Essentially, the movie is pretty boilerplate superhero origin story stuff. To mix things up, the filmmakers also toss in a robot/boy bonding story and a fractured family dynamic in the superhero team. In other words, it’s ‘The Iron Giant’ meets ‘The Incredibles’. If you’re going to knock something off, you might as well knock off the best, and Brad Bird’s two seminal animated superhero yarns are as good as the genre gets. It’s very bizarre to think that Bird had absolutely nothing to do with the project given that it’s essentially just a collection of his ideas combined with an obscure Marvel property, but that’s what happened.

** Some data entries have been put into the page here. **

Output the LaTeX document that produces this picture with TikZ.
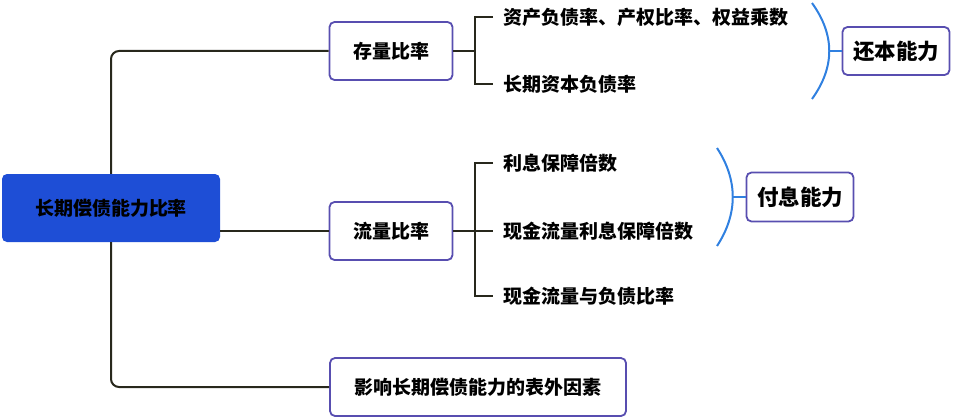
\documentclass[tikz,border=0pt]{standalone}
\usepackage{fontspec}
\setmainfont{Noto Sans CJK SC}
\usetikzlibrary{calc}

\definecolor{rootblue}{RGB}{30,78,214}
\definecolor{boxline}{RGB}{88,78,176}
\definecolor{linkcol}{RGB}{40,40,28}
\definecolor{bracecol}{RGB}{48,128,224}

\tikzset{
    topic/.style={draw=boxline, line width=1.8pt, rounded corners=5pt, fill=white,
        font=\fontsize{19}{20}\selectfont\bfseries, inner sep=0pt},
    leaf/.style={anchor=west, inner xsep=10pt, inner ysep=0pt,
        font=\fontsize{19}{20}\selectfont\bfseries},
    conn/.style={draw=linkcol, line width=2pt},
    brace/.style={draw=bracecol, line width=2pt},
}

\begin{document}
\begin{tikzpicture}[x=1pt, y=-1pt]
    \useasboundingbox (0,0) rectangle (954,420);

    % Root
    \node[fill=rootblue, rounded corners=5pt, minimum width=218pt, minimum height=68pt,
        font=\fontsize{19}{20}\selectfont\bfseries] (root) at (111,208) {长期偿债能力比率};

    % First level
    \node[topic, minimum width=123pt, minimum height=58pt] (stock) at (391,51) {存量比率};
    \node[topic, minimum width=123pt, minimum height=58pt] (flow) at (391,231) {流量比率};
    \node[topic, minimum width=296pt, minimum height=58pt] (ext) at (478,387) {影响长期偿债能力的表外因素};

    \draw[conn, rounded corners=8pt] (stock.west) -| (root.north);
    \draw[conn, rounded corners=8pt] (ext.west) -| (root.south);
    \draw[conn] (flow.west -| root.east) -- (flow.west);

    % Stock ratios
    \node[leaf] (s1) at (493,17) {资产负债率、产权比率、权益乘数};
    \node[leaf] (s2) at (493,84) {长期资本负债率};
    \coordinate (sj) at (475,51);
    \draw[conn] (stock.east) -- (sj);
    \draw[conn] (s1.west) -| (sj) |- (s2.west);

    % Flow ratios
    \node[leaf] (f1) at (493,163) {利息保障倍数};
    \node[leaf] (f2) at (493,231) {现金流量利息保障倍数};
    \node[leaf] (f3) at (493,296) {现金流量与负债比率};
    \coordinate (fj) at (475,231);
    \draw[conn] (flow.east) -- (f2.west);
    \draw[conn] (f1.west) -| (fj) |- (f3.west);

    % Summaries
    \node[topic, minimum width=107pt, minimum height=48pt, font=\fontsize{21.5}{22}\selectfont\bfseries]
        (repay) at (896,51) {还本能力};
    \node[topic, minimum width=107pt, minimum height=49pt, font=\fontsize{21.5}{22}\selectfont\bfseries]
        (interest) at (800,197) {付息能力};

    \coordinate (rb) at (829,51);
    \draw[brace] (812,3) .. controls (835,35) and (835,67) .. (812,99);
    \draw[brace] (rb) -- (repay.west);
    \coordinate (ib) at (733,197);
    \draw[brace] (717,148) .. controls (738,180) and (738,214) .. (717,246);
    \draw[brace] (ib) -- (interest.west);
\end{tikzpicture}
\end{document}
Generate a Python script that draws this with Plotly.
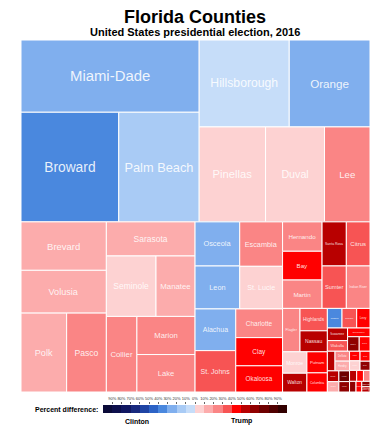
import numpy as np
import plotly.graph_objects as go

# ---- data ----
counties = ["Alachua", "Baker", "Bay", "Bradford", "Brevard", "Broward", "Calhoun", "Charlotte",
            "Citrus", "Clay", "Collier", "Columbia", "DeSoto", "Dixie", "Duval", "Escambia",
            "Flagler", "Franklin", "Gadsden", "Gilchrist", "Glades", "Gulf", "Hamilton", "Hardee",
            "Hendry", "Hernando", "Highlands", "Hillsborough", "Holmes", "Indian River", "Jackson",
            "Jefferson", "Lafayette", "Lake", "Lee", "Leon", "Levy", "Liberty", "Madison", "Manatee",
            "Marion", "Martin", "Miami-Dade", "Monroe", "Nassau", "Okaloosa", "Okeechobee", "Orange",
            "Osceola", "Palm Beach", "Pasco", "Pinellas", "Polk", "Putnam", "St. Johns", "St. Lucie",
            "Santa Rosa", "Sarasota", "Seminole", "Sumter", "Suwannee", "Taylor", "Union", "Volusia",
            "Wakulla", "Walton", "Washington"]
total_votes = [130000, 13000, 87000, 12000, 317000, 821000, 6000, 103000,
               80000, 101000, 177000, 30000, 11000, 7000, 429000, 146000,
               58000, 5700, 22000, 8500, 4700, 7600, 5500, 7700,
               10800, 89000, 47000, 600000, 8800, 77000, 22000,
               7700, 3400, 167000, 331000, 147000, 20000, 3300, 9100, 181000,
               170000, 86000, 987000, 40000, 44000, 94000, 15000, 538000,
               151000, 676000, 240000, 483000, 276000, 33000, 129000, 140000,
               82000, 232000, 230000, 79000, 19500, 9500, 5300, 280000,
               16500, 35000, 11500]
# percent difference: positive = Trump lead, negative = Clinton lead
pct_diff = [-22.2, 66.7, 46.0, 49.1, 19.7, -35.0, 57.9, 28.0,
            39.6, 43.6, 25.0, 43.9, 27.2, 63.0, 1.4, 20.6,
            20.1, 40.4, -37.8, 63.8, 41.6, 48.0, 27.0, 42.0,
            15.0, 29.0, 32.0, -6.8, 79.0, 24.6, 37.0,
            8.0, 66.0, 24.5, 20.5, -25.5, 44.0, 58.0, 16.0, 16.7,
            26.3, 26.4, -29.4, 7.4, 50.7, 46.9, 46.0, -25.0,
            -25.0, -15.6, 21.8, 1.1, 14.0, 41.4, 32.9, 5.4,
            52.9, 11.4, 1.4, 39.2, 55.0, 53.0, 60.0, 13.0,
            39.8, 54.0, 58.0]

legend_centers = list(range(-95, 100, 10))
legend_ticks = list(range(-90, 91, 10))
legend_ticktext = [f"{abs(t)}%" for t in legend_ticks]

bin_colors = ["#0a0a38", "#0d0f4c", "#111862", "#18297e", "#1f44a4", "#2c63c6",
              "#4a88de", "#80afee", "#a9cbf5", "#c6ddf9",
              "#fdd2d2", "#fcacac", "#fa8585", "#f75454", "#ff0000",
              "#b80000", "#900000", "#6e0000", "#500000", "#320000"]

colorscale = []
for i, c in enumerate(bin_colors):
    colorscale.append([i / 20, c])
    colorscale.append([(i + 1) / 20, c])

# label size grows with box area (derived from the values)
label_sizes = [round(2.5 + (v ** 0.5) / 80, 1) for v in total_votes]

fig = go.Figure()
fig.add_trace(go.Treemap(
    labels=counties,
    parents=[""] * len(counties),
    values=total_votes,
    sort=True,
    textinfo="label",
    textposition="middle center",
    textfont=dict(family="Liberation Sans, Arial", color="rgba(255,255,255,0.88)", size=label_sizes),
    marker=dict(colors=pct_diff, colorscale=colorscale, cmin=-100, cmax=100, showscale=False,
                line=dict(color="white", width=1), pad=dict(t=0, l=0, r=0, b=0)),
    root=dict(color="white"),
    tiling=dict(packing="binary", pad=0),
    pathbar=dict(visible=False),
    domain=dict(x=[21 / 390, 370 / 390], y=[(430 - 392) / 430, (430 - 40) / 430]),
    hoverinfo="label+value",
))

fig.add_trace(go.Heatmap(
    x=legend_centers, y=[0], z=[legend_centers],
    colorscale=colorscale, zmin=-100, zmax=100, showscale=False,
    xaxis="x", yaxis="y", hoverinfo="skip",
))

fig.update_layout(
    width=390, height=430,
    margin=dict(l=0, r=0, t=0, b=0),
    paper_bgcolor="white", plot_bgcolor="white",
    font=dict(family="Liberation Sans, Arial", color="black"),
    xaxis=dict(domain=[103 / 390, 287 / 390], range=[-100, 100], side="top",
               tickvals=legend_ticks, ticktext=legend_ticktext, tickangle=0,
               tickfont=dict(size=4, color="#333"),
               ticks="outside", ticklen=2, tickcolor="#666", showgrid=False, zeroline=False,
               showline=False, fixedrange=True),
    yaxis=dict(domain=[(430 - 413) / 430, (430 - 405) / 430], visible=False, fixedrange=True),
)

def ann(text, x, y, size, xanchor="center"):
    fig.add_annotation(text=text, x=x / 390, y=1 - y / 430, xref="paper", yref="paper",
                       showarrow=False, xanchor=xanchor, yanchor="middle",
                       font=dict(size=size, color="black"))

ann("<b>Florida Counties</b>", 195, 17, 18)
ann("<b>United States presidential election, 2016</b>", 195, 32, 11)
ann("<b>Percent difference:</b>", 100, 409, 7, "right")
ann("<b>Clinton</b>", 137, 421, 7)
ann("<b>Trump</b>", 241, 421, 7)

fig.write_html("out.html", config={"displayModeBar": False},
               post_script="document.body.style.margin='0';")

Again, it’s all too easy to dismiss the movie entirely for this reason, but you shouldn’t. The audience this movie was made for probably won’t have seen either of those films and they’ll quickly get swept away in this Disney epic. Sure, it’s a calculated and manipulative project designed to separate kids from their pocket money, but it’s also beautifully animated, touching, silly and a whole bunch of fun. Disney has always pillaged from the past to please the kids of the present. (Let’s not forget that the feature animation wing at Disney started by adapting public domain fairy tales.) Complaining about it now is too little too late, and the viewers that would notice aren’t the target audience anyway.

‘Big Hero 6’ is no classic in the genre, but at least it steals from all the right movies to be a big fun romp that’ll send it’s pint-sized fans in the direction of the real classics. There’s nothing wrong with that, and the fact that the movie won’t bore the parents to death either is a nice slathering of icing on the commercial cake.